The fourth round of the Alekhine Memorial was played today. Levon Aronian joined the leaders on 2,5/4 after defeating Peter Svidler. Laurent Fressinet missed a big chance to beat Michael Adams. The leading pack is completed by the Englishman, Boris Gelfand and Maxime Vachier-Lagrave.
World’s number 3 Levon Aronian, played his third decisive game of the event. After losing on the first round, he bounced back with a win against Vladimir Kramnik and, today, he joined the leaders thanks to a victory against another Russian player, Peter Svidler. He needed 36 moves to force the player from St. Petersburg to resign.
The game saw Svidler using, once again, his Gruenfeld. The Russian played fearlessly, expanding on the kingside and allowing white to get a strong d-pawn. Aronian played precisely and quickly – when the game finished, he had a 45 minutes lead on the clock. In the final position, the Armenian is only a pawn up, but Svidler is in a kind of positional zugzwang, as his position is about to collapse regardless of what move he chooses.
Laurent Fressinet almost was responsible for Michael Adams‘ second loss in a row. The French GM, who arrived as the lowest-rated player, has shown very good play so far. He has drawn all his games and lost a chance to put down one of the leaders in today’s round.
Adams responded actively to Fressinet’s Reti. This resulted in a position where the Englishman has a slight space advantage, but also needs to play with a pair of knights against a pair of bishops. When white started to advance his pawns and open the position, it was clear that he had an important edge. The computer shows that Fressinet missed big chances to win the game, giving the Frenchman an advantage of over 4 points in different moments of the game. Adams defended stubbornly and saved the half point to stay as one of the leaders.
The Indian used his pet Slav defense and Vachier-Lagrave was up to the task. The queens were exchanged on move 16, and Maxime was left with slightly better developed pieces. He used this tiny edge to activate his rooks and eventually win a pawn. However, this was only enough to reach a rook endgame with 3 v 2 pawns on the kingside.
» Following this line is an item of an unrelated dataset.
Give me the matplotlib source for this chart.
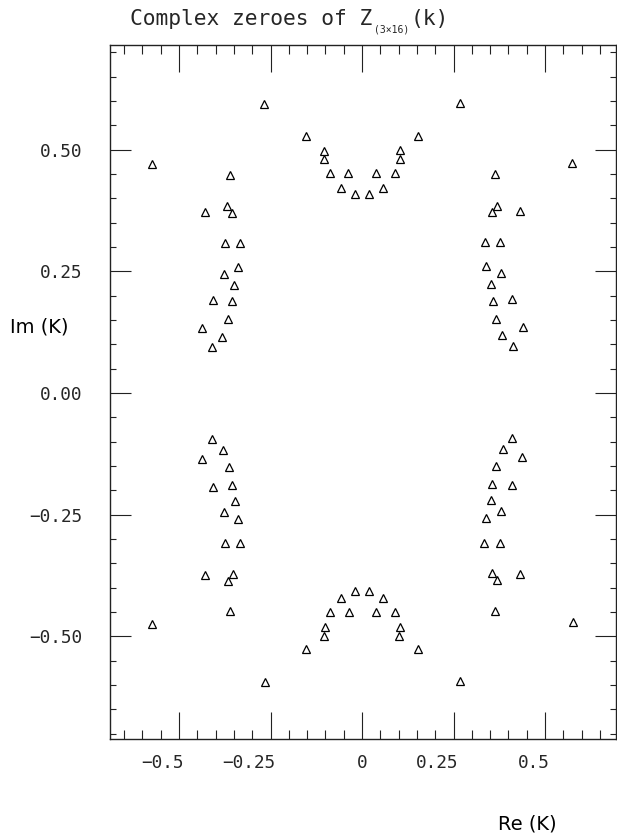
import matplotlib
matplotlib.use("Agg")
import matplotlib.pyplot as plt
from matplotlib.ticker import MultipleLocator, FixedLocator, FixedFormatter
from matplotlib.transforms import ScaledTranslation

# zeroes, grouped by cluster
re_top_mid = [-0.154, -0.103, -0.103, -0.088, -0.038, -0.058, -0.018, 0.019, 0.057, 0.038, 0.089, 0.103, 0.103, 0.154]
im_top_mid = [0.528, 0.498, 0.480, 0.451, 0.451, 0.421, 0.408, 0.408, 0.422, 0.451, 0.451, 0.481, 0.499, 0.528]

re_top_left = [-0.360, -0.429, -0.368, -0.354, -0.374, -0.333, -0.339, -0.378, -0.349, -0.408, -0.355, -0.366, -0.438, -0.383, -0.410]
im_top_left = [0.448, 0.371, 0.384, 0.370, 0.308, 0.308, 0.258, 0.244, 0.222, 0.191, 0.189, 0.152, 0.134, 0.116, 0.094]

re_top_right = [0.363, 0.368, 0.356, 0.432, 0.335, 0.376, 0.339, 0.380, 0.352, 0.357, 0.410, 0.366, 0.439, 0.383, 0.412]
im_top_right = [0.449, 0.384, 0.371, 0.374, 0.310, 0.310, 0.260, 0.246, 0.224, 0.190, 0.193, 0.153, 0.136, 0.119, 0.096]

re_top_outer = [-0.268, 0.268, -0.573, 0.575]
im_top_outer = [0.594, 0.595, 0.471, 0.473]

re_bot_left = [-0.409, -0.380, -0.436, -0.364, -0.408, -0.355, -0.348, -0.378, -0.338, -0.375, -0.334, -0.430, -0.353, -0.366, -0.360]
im_bot_left = [-0.095, -0.118, -0.135, -0.153, -0.193, -0.189, -0.222, -0.245, -0.259, -0.309, -0.309, -0.373, -0.372, -0.386, -0.449]

re_bot_right = [0.411, 0.384, 0.438, 0.366, 0.356, 0.410, 0.351, 0.379, 0.340, 0.334, 0.376, 0.355, 0.432, 0.368, 0.362]
im_bot_right = [-0.092, -0.116, -0.132, -0.151, -0.188, -0.190, -0.220, -0.243, -0.257, -0.308, -0.308, -0.370, -0.371, -0.384, -0.447]

re_bot_mid = [-0.154, -0.102, -0.103, -0.087, -0.037, -0.057, -0.019, 0.018, 0.057, 0.039, 0.089, 0.103, 0.102, 0.153]
im_bot_mid = [-0.527, -0.481, -0.499, -0.451, -0.451, -0.422, -0.407, -0.407, -0.422, -0.451, -0.451, -0.481, -0.499, -0.527]

re_bot_outer = [-0.574, -0.266, 0.577, 0.269]
im_bot_outer = [-0.474, -0.594, -0.471, -0.592]

x_ticks = [-0.5, -0.25, 0, 0.25, 0.5]
x_labels = ["\u22120.5", "\u22120.25", "0", "0.25", "0.5"]
y_ticks = [-0.5, -0.25, 0, 0.25, 0.5]
y_labels = ["\u22120.50", "\u22120.25", "0.00", "0.25", "0.50"]

mono = "DejaVu Sans Mono"
ink = "#262626"

fig = plt.figure(figsize=(6.17, 8.33), dpi=100)
ax = fig.add_axes([109.5 / 617, 94 / 833, 506 / 617, 694 / 833])

groups = [
    (re_top_mid, im_top_mid), (re_top_left, im_top_left), (re_top_right, im_top_right),
    (re_top_outer, im_top_outer), (re_bot_left, im_bot_left), (re_bot_right, im_bot_right),
    (re_bot_mid, im_bot_mid), (re_bot_outer, im_bot_outer),
]
for xs, ys in groups:
    ax.plot(xs, ys, linestyle="none", marker="^", ms=5.3, mfc="white",
            mec="black", mew=0.9)

ax.set_xlim(-0.69, 0.6925)
ax.set_ylim(-0.711, 0.715)

for side in ax.spines.values():
    side.set_linewidth(1.0)
    side.set_color("#222222")

ax.xaxis.set_major_locator(FixedLocator(x_ticks))
ax.xaxis.set_major_formatter(FixedFormatter(x_labels))
ax.xaxis.set_minor_locator(MultipleLocator(0.05))
ax.yaxis.set_major_locator(FixedLocator(y_ticks))
ax.yaxis.set_major_formatter(FixedFormatter(y_labels))
ax.yaxis.set_minor_locator(MultipleLocator(0.05))

ax.tick_params(axis="x", which="major", direction="in", length=19.5, width=0.8,
               top=True, bottom=True, pad=11, color="#222222")
ax.tick_params(axis="x", which="minor", direction="in", length=6.5, width=0.8,
               top=True, bottom=True, color="#222222")
ax.tick_params(axis="y", which="major", direction="in", length=15, width=0.8,
               left=True, right=True, pad=19.5, color="#222222")
ax.tick_params(axis="y", which="minor", direction="in", length=4.3, width=0.8,
               left=True, right=True, color="#222222")

shift = ScaledTranslation(0.05, 0, fig.dpi_scale_trans)
for lab in ax.get_xticklabels():
    lab.set_fontfamily(mono)
    lab.set_fontsize(12.8)
    lab.set_color(ink)
    lab.set_horizontalalignment("right")
    lab.set_transform(lab.get_transform() + shift)
for lab in ax.get_yticklabels():
    lab.set_fontfamily(mono)
    lab.set_fontsize(12.8)
    lab.set_color(ink)

# title, built from three pieces so the subscript can sit low and small
t1 = fig.text(130 / 617, (833 - 25) / 833, "Complex zeroes of Z", family=mono,
              fontsize=15.3, color=ink, va="baseline", ha="left")
t2 = fig.text(0, 0, "(3\u00d716)", family=mono, fontsize=7, color=ink,
              va="baseline", ha="left")
t3 = fig.text(0, 0, "(k)", family=mono, fontsize=15.3, color=ink,
              va="baseline", ha="left")
renderer = fig.canvas.get_renderer()
bb1 = t1.get_window_extent(renderer)
t2.set_position(((bb1.x1 + 2) / 617, (833 - 33) / 833))
bb2 = t2.get_window_extent(renderer)
t3.set_position(((bb2.x1 + 1) / 617, (833 - 25) / 833))

fig.text(10 / 617, (833 - 327) / 833, "Im (K)", fontsize=14, color="black",
         va="center", ha="left")
fig.text(498 / 617, (833 - 824) / 833, "Re (K)", fontsize=14, color="black",
         va="center", ha="left")

fig.savefig("out.png", dpi=100)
The players signed the score-sheets when they got to this position, as it is an easy theoretical draw.
The challenger for the World Championship Boris Gelfand also managed to stay on top of the standings after drawing with black against Nikita Vitiugov. The Russian used the Reti, going for a slow positional battle. He used his advanced d-pawn to stir some problems in black’s position, and that is exactly what happened. However, he was not able to find the precise continuations offered by the computers to increase the advantage. Gelfand forced a repetition of moves before the first time control.
Vladimir Kramnik had no problems to get a draw against Ding Liren. The Russian equalized rather easily in the opening, probably following some prepared lines he had ready for the Candidates. The draw was signed on move 34. Both players remain on an even score, half a point behind the leaders.